Living in the North Country, Boundary Effects is a blog by Austin Jantzi. Though a physicist, I write mostly about books, sometimes about music, but generally about whatever I find interesting.

exile - Innovation and Accessibility

exile - Innovation and Accessibility

Far too often, I get Breaking News alerts on my phone that hardly deserve stopping the presses. I don’t need to be notified that Kanye is holding a rally, or Christopher Nolan is still releasing Tenet overseas, or that Taylor Swift is surprise releasing an album. Or atleast, I didn’t think I needed that notification until I saw she was featuring my favorite group, Bon Iver. That’s notification worthy news! Their collaboration, ‘exile’, is the fourth on Taylor Swift's new album, Folklore. I think it’s the best song on the record. It is a perfect balance of the best of both Bon Iver and Taylor Swift: Bon Iver’s vocal experimentation and innovation tempered by Taylor Swift's unparalleled accessibility.

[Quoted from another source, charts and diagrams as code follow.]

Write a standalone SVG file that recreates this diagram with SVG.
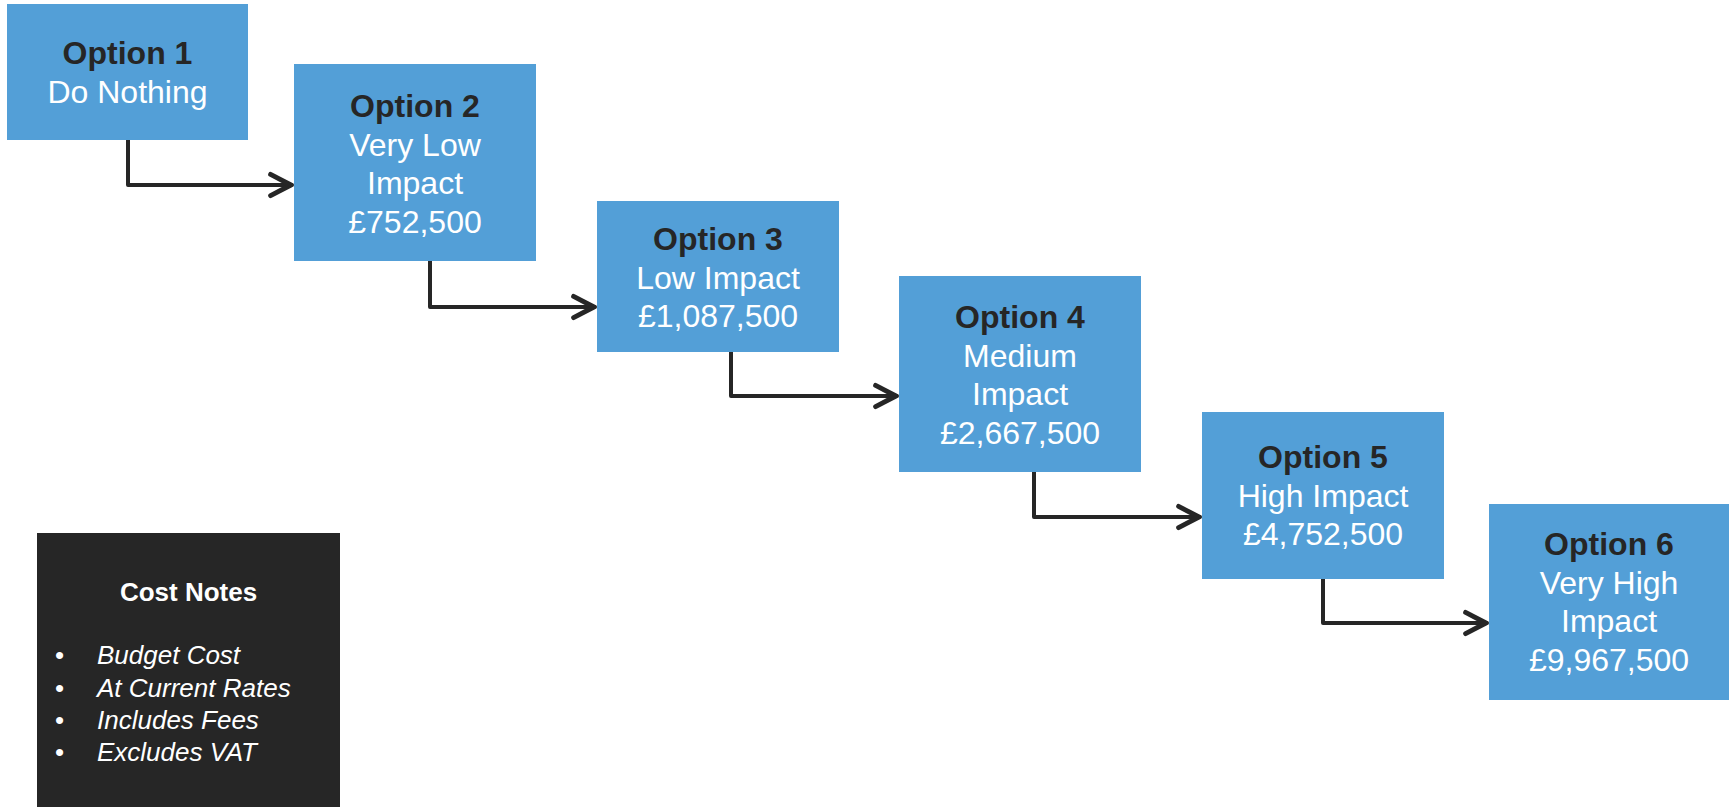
<svg xmlns="http://www.w3.org/2000/svg" width="1729" height="807" viewBox="0 0 1729 807">
  <defs>
    <style>
      .box { fill: #539FD7; }
      .t { font-family: "Liberation Sans", Arial, sans-serif; font-size: 32px; text-anchor: middle; }
      .hd { font-weight: bold; fill: #262626; }
      .bd { fill: #FFFFFF; }
      .conn { fill: none; stroke: #262626; stroke-width: 4; stroke-linejoin: round; stroke-linecap: round; }
      .notes { fill: #262626; }
      .nt { font-family: "Liberation Sans", Arial, sans-serif; font-size: 26px; fill: #FFFFFF; }
    </style>
    <marker id="arrow" markerUnits="userSpaceOnUse" markerWidth="30" markerHeight="30" viewBox="-24 -14 28 28" refX="1" refY="0" orient="auto">
      <path d="M-19,-10 L0,0 L-19,10" fill="none" stroke="#262626" stroke-width="4.5" stroke-linecap="round" stroke-linejoin="round"/>
    </marker>
  </defs>
  <rect width="1729" height="807" fill="#FFFFFF"/>

  <g id="connectors">
    <path class="conn" d="M128,140 V185 H292" marker-end="url(#arrow)"/>
    <path class="conn" d="M430,261 V307 H595" marker-end="url(#arrow)"/>
    <path class="conn" d="M731,352 V396 H897" marker-end="url(#arrow)"/>
    <path class="conn" d="M1034,472 V517 H1200" marker-end="url(#arrow)"/>
    <path class="conn" d="M1323,579 V623 H1487" marker-end="url(#arrow)"/>
  </g>

  <g id="option1">
    <rect class="box" x="7" y="4" width="241" height="136"/>
    <text class="t hd" x="127.5" y="64">Option 1</text>
    <text class="t bd" x="127.5" y="102.5">Do Nothing</text>
  </g>

  <g id="option2">
    <rect class="box" x="294" y="64" width="242" height="197"/>
    <text class="t hd" x="415" y="117">Option 2</text>
    <text class="t bd" x="415" y="155.5">Very Low</text>
    <text class="t bd" x="415" y="194">Impact</text>
    <text class="t bd" x="415" y="232.5">£752,500</text>
  </g>

  <g id="option3">
    <rect class="box" x="597" y="201" width="242" height="151"/>
    <text class="t hd" x="718" y="250">Option 3</text>
    <text class="t bd" x="718" y="288.5">Low Impact</text>
    <text class="t bd" x="718" y="327">£1,087,500</text>
  </g>

  <g id="option4">
    <rect class="box" x="899" y="276" width="242" height="196"/>
    <text class="t hd" x="1020" y="328">Option 4</text>
    <text class="t bd" x="1020" y="366.5">Medium</text>
    <text class="t bd" x="1020" y="405">Impact</text>
    <text class="t bd" x="1020" y="443.5">£2,667,500</text>
  </g>

  <g id="option5">
    <rect class="box" x="1202" y="412" width="242" height="167"/>
    <text class="t hd" x="1323" y="468">Option 5</text>
    <text class="t bd" x="1323" y="506.5">High Impact</text>
    <text class="t bd" x="1323" y="545">£4,752,500</text>
  </g>

  <g id="option6">
    <rect class="box" x="1489" y="504" width="241" height="196"/>
    <text class="t hd" x="1609" y="555">Option 6</text>
    <text class="t bd" x="1609" y="593.5">Very High</text>
    <text class="t bd" x="1609" y="632">Impact</text>
    <text class="t bd" x="1609" y="670.5">£9,967,500</text>
  </g>

  <g id="cost-notes">
    <rect class="notes" x="37" y="533" width="303" height="274"/>
    <text class="nt" x="188.5" y="601" text-anchor="middle" font-weight="bold">Cost Notes</text>
    <g font-style="italic">
      <text class="nt" x="55" y="664" font-style="normal">•</text>
      <text class="nt" x="97" y="664">Budget Cost</text>
      <text class="nt" x="55" y="696.5" font-style="normal">•</text>
      <text class="nt" x="97" y="696.5">At Current Rates</text>
      <text class="nt" x="55" y="729" font-style="normal">•</text>
      <text class="nt" x="97" y="729">Includes Fees</text>
      <text class="nt" x="55" y="761" font-style="normal">•</text>
      <text class="nt" x="97" y="761">Excludes VAT</text>
    </g>
  </g>
</svg>
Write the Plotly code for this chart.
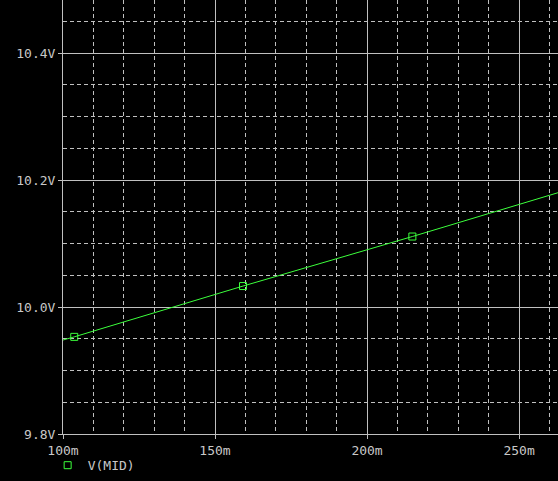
import plotly.graph_objects as go

# Data
line_x = [100.0, 103.7, 159.2, 214.9, 262.8]          # time (ms)
line_y = [9.948, 9.953, 10.033, 10.111, 10.180]       # V(MID)
marker_x = [103.7, 159.2, 214.9]
marker_y = [9.953, 10.033, 10.111]
x_ticks = [100, 150, 200, 250]
x_labels = ["100m", "150m", "200m", "250m"]
y_ticks = [9.8, 10.0, 10.2, 10.4]
y_labels = ["9.8V", "10.0V", "10.2V", "10.4V"]

GREEN = "#3cff3c"
GRID = "#c0c0c0"
TEXT = "#c8c8c8"
FONT = "DejaVu Sans Mono"

fig = go.Figure()
fig.add_trace(go.Scatter(x=line_x, y=line_y, mode="lines",
                         line=dict(color=GREEN, width=1), showlegend=False,
                         hoverinfo="skip"))
fig.add_trace(go.Scatter(x=marker_x, y=marker_y, mode="markers", name="V(MID)",
                         marker=dict(symbol="square-open", size=7,
                                     color=GREEN, line=dict(color=GREEN, width=1))))

fig.update_layout(
    width=558, height=481,
    margin=dict(l=63, r=0, t=0, b=47, autoexpand=False),
    paper_bgcolor="black", plot_bgcolor="black",
    font=dict(family=FONT, size=13, color=TEXT),
    legend=dict(x=-0.031, xanchor="left", y=-0.072, yanchor="middle",
                bgcolor="rgba(0,0,0,0)", font=dict(family=FONT, size=13, color=TEXT),
                itemwidth=30),
    showlegend=True,
)
fig.update_xaxes(
    range=[100, 262.8], tickmode="array", tickvals=x_ticks, ticktext=x_labels,
    showgrid=True, gridcolor=GRID, gridwidth=1,
    showline=True, linecolor=GRID, linewidth=1,
    ticks="outside", ticklen=4, tickcolor=GRID, zeroline=False,
    minor=dict(dtick=10, tick0=100, showgrid=True, gridcolor=GRID,
               griddash="4px,3px", gridwidth=1),
)
fig.update_yaxes(
    range=[9.8, 10.4835], tickmode="array", tickvals=y_ticks, ticktext=y_labels,
    showgrid=True, gridcolor=GRID, gridwidth=1,
    showline=True, linecolor=GRID, linewidth=1,
    ticks="outside", ticklen=4, tickcolor=GRID, zeroline=False,
    minor=dict(dtick=0.05, tick0=9.8, showgrid=True, gridcolor=GRID,
               griddash="4px,3px", gridwidth=1),
)

fig.write_html("out.html",
               config={"displayModeBar": False},
               post_script="document.body.style.margin='0';"
                           "document.body.style.overflow='hidden';"
                           "document.body.style.background='black';")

Justin Vernon’s project Bon Iver peaked in popularity in 2012 when the group won best new artist at the Grammys. Since then it’s gotten, well, weird. On 2016s 22, a Million the soothing falsetto and acoustic instrumentation of prior albums are mostly gone. In their place there’s a gnarled, electronic soundscape and prismatic, distorted voices. Songs suddenly have names like ‘10 d E A T h b R E a s T ⚄ ⚄’  (which sounds like a drum machine falling down the steps) and ‘715 - CR∑∑KS’. I love 22, a Million. The disorientation and estrangement of the sounds match the themes of isolation and abandonment. The way Justin Vernon layers vocals allows him to continually reinvest a single phrase with new depth and meaning, like on the song ‘Woods’ which repeats the same phrase over and over with more and more voices, pitches, and timbre.

Taylor Swift also switched gears in 2012 with the release of her album Red. She began her career as a country star, and built her reputation as the girl next door. Red was her first shift into the world of pop music that would shape her next three albums. Unlike Bon Iver, Taylor Swift is wildly popular and has remained so since 2012. All of her albums since 2008’s Fearless have peaked at the number one spot on Billboard. By contrast, Bon Iver’s last album, i,i, peaked at 26. Taylor Swift’s greatest strength is her relatability. While Bon Iver has shifted to making the type of music that you listen to and say “oh that’s interesting,” Taylor Swift’s has always been the type of music people see themselves in, and you dance to at weddings. I didn’t know I was waiting for a collaboration between the two of them, but ‘exile’ manages to incorporate the complex vocal layering that I love from Bon Iver’s later work with the accessibility and reliability of Taylor Swift’s greatest work. It’s a haunting song of a failed relationship, where the couple is still talking over top of and past each other. The layering in the vocals of the song reflects why the relationship could never work.

For me, ‘exile’ is a brilliant example of what I often struggle to achieve. Together, Taylor Swift and Bon Iver do what neither of them could do separately, being both innovative and accessible.  For all of the brilliant things I think the group is doing, Bon Iver needs Taylor Swift’s relentless accessibility to help people recognize that. Personally, on the axis of accessible and experimental, my preference for music, and especially literature, leans heavily towards experimental. One of my goals in writing these articles is to make innovative and experimental things accessible. That’s why I’ve previously written about Bon Iver, and why I’m constantly writing about Russian Literature or comparing Shakespeare to Cardi B. H(A)PPY and I AM SOVEREIGN by Nicola Barker and Flights by Olga Tokarczuk are some of the most brilliant and structurally adventurous books that I’ve read, and I want more people to appreciate and read them. There is so much great work being done in the world of fiction and music that I want people to experience for themselves.

Yet, it is often a struggle for me to communicate what I like about these innovative books or songs. I’ve recommended (and forced people to listen to) 22, a Million more times than I can count, and I’m not sure if anyone that’s given into my pestering has ever listened to it again. The list of times I’ve failed to convince people to read War and Peace, would only be slightly shorter than the novel. Strangely, ‘exile’ by balancing musical innovation and accessibility reminded me of the author Malcolm Gladwell. I have long been immensely jealous of Malcolm Gladwell’s uncanny ability to make something that no one cares about the most interesting subject in the world. Obscure and forgotten things like the Jesuit way to solve problems, or a particular song that Elvis couldn’t sing live, or golf courses in California have never crossed my mind, but for forty minutes of Malcolm Gladwell’s podcast Revisionist History (and usually for a day or two afterwards) they’re all I care about. Sportscasters will often ask athletes to say what talent they would steal from another player. If I could steal anyone’s skill, it would be Malcolm Gladwell’s ability to make other people care about what he cares about. 

That’ll take time and practice, and until that day ‘exile’ by Taylor Swift feat. Bon Iver will be here to remind me that being simultaneously innovative and accessible is possible.